SINGAPORE, Oct 3: Gold held on to sharp overnight gains in Asian trading on Thursday as weak US economic data and a partial government shutdown raised hopes the Federal Reserve would stick to its bullion-friendly stimulus for  longer.
The metal was also supported by a weaker US dollar, which was at eight-month lows as the shutdown continued into a second day with no end in sight.
Analysts think the politicking over the budget could drag on to a more important mid-October deadline to raise the US government’s debt limit. Failure to increase the debt limit would push the world’s biggest economy into default and roil markets, already on the edge over the outlook for US stimulus.
‘As an investor, I would rather focus on how the political dispute over the budget will have an impact on the upcoming resolution of the debt ceiling, which is more important,’ said Helen Lau, an analyst at UOB-Kay Hian in Hong Kong.
‘Because of so many uncertainties people will switch from riskier assets to safe havens like gold.’
Lau said the shutdown could possibly delay the Fed’s stimulus tapering, helping gold prices.
Spot gold had eased 0.2 percent to $1,311.56 an ounce by 0359 GMT, after gaining 2.2 percent the day before. That helped gold recover most of the losses from earlier this week when one massive Comex sell order rattled investors and sent prices below $1,300 an ounce.

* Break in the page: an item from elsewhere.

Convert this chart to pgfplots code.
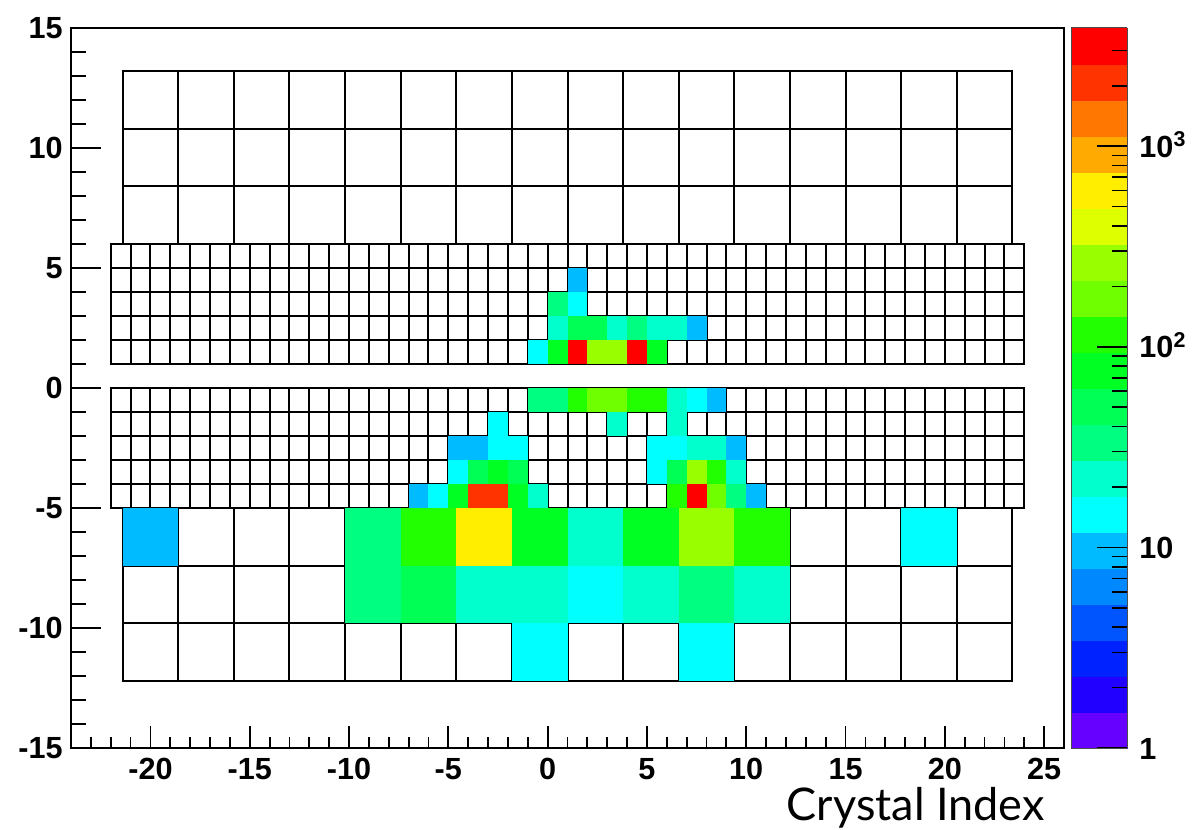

Gold, seen as an inflation-hedge, has lost nearly a quarter of its value this year as investors fretted the US central bank would roll back its $85 billion bond-buying  stimulus.
To begin any stimulus tapering, the Fed may need to wait until after it gets data on October to assess any collateral damage from the shutdown and the coming fight over raising the debt limit, Boston Federal Reserve Bank President Eric Rosengren said.
Many federal agencies have stopped collecting and publishing economic data due to the shutdown.
SPDR Gold Trust, the world’s largest gold-backed exchange-traded fund and a good indicator of investor sentiment, said its holdings fell 0.46 percent, or 4.2 tonnes, to 901.79 tonnes on Wednesday – the biggest fall in nearly three weeks.